I find the NFL draft both fascinating and completely boring at the same time. On one hand it has a direct effect on how your team (Pittsburgh Steelers) will perform during the season, but on the other hand the amount of draft day talk far exceeds the amount of applicable knowledge.
So, in order to make things more interesting and to pass the time, here is my list of draft suggestions:
- First, we need to change our site name to Draft Days Suit. Last I heard, Colt McCoy had been in the draft waiting area for 3 WEEKS!
- Speaking of, aren’t they taking things a little too quickly these days?How about one team drafts per night in primetime?! Imagine all the juicy overnight draft activity!
- Call it the NFL Draught to give it that dignified, European feel.
- Each player should give some kind of indication of his fantasy value during his post-draft interview. “I will disappoint Deion. I have all the physical tools and will flash moments of brilliance, but most folks are going to pick me too high and then hate on me all year.”

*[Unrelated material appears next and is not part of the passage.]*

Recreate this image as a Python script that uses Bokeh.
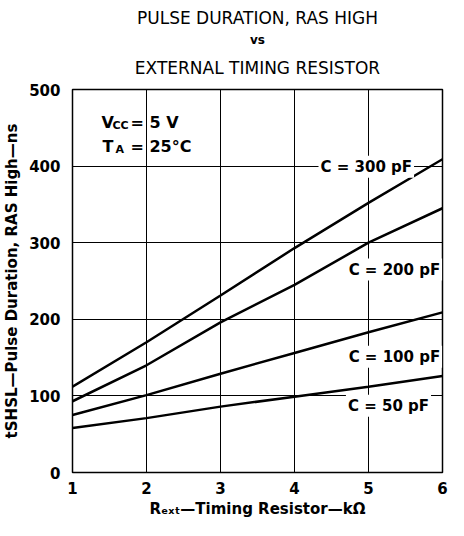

- Can the Steelers select a sense of decency for Ben? You know, being a Steelers fan in Cleveland is not easy and the way people act it’s as if I am the one walking around with my man bits hanging out of my pants. Such a strange way to seduce someone. “I’m just going to take my pants off and who’s to say what will happen with Little Ben. My hands are washed. He could find his way anywhere.”
- I do enjoy Mel Kiper’s increasing anger as his best available guys remain available. Do not taunt Mel’s hair! I have to hand it to the guy for carving a career out of a job which carries absolutely zero accountability. I guess that’s all of sports commentary, but it somehow seems worse with draft “experts.”
- The “call the player before we pick them” destroys any sense of drama that that pick may hold, especially in the first round. What do they even say? “Guess what? Chicken butt. No! We’re going to draft you – you big silly! Then we’re going to give you a hat and a jersey with the #1 on it. What’s that? You don’t want #1? No, no. It doesn’t have to be your number or anything, it just means you’re getting drafted in the first round. No. You don’t get your shoulder pads today. Listen just turn around, hug your mom and try not to cry.”
- Draft a new expression for Peyton Manning. I want to see something other than robotic indifference and smug indignation.
- More draft experts on evermore channels! I will not rest until the NFL draft is covered on ScyFy.
- Roger Goodell should toss them a football when they come on stage. A test of skill and they won’t feel like they have to hug him so hard or at all.
With the first pick in my Saturday draft, I choose getting hammered!
Mel: “Jimmy Clausen is NFL ready!”
Here are but a few ways to improve the draft. After all this talk of drafts, it’s time for a beer.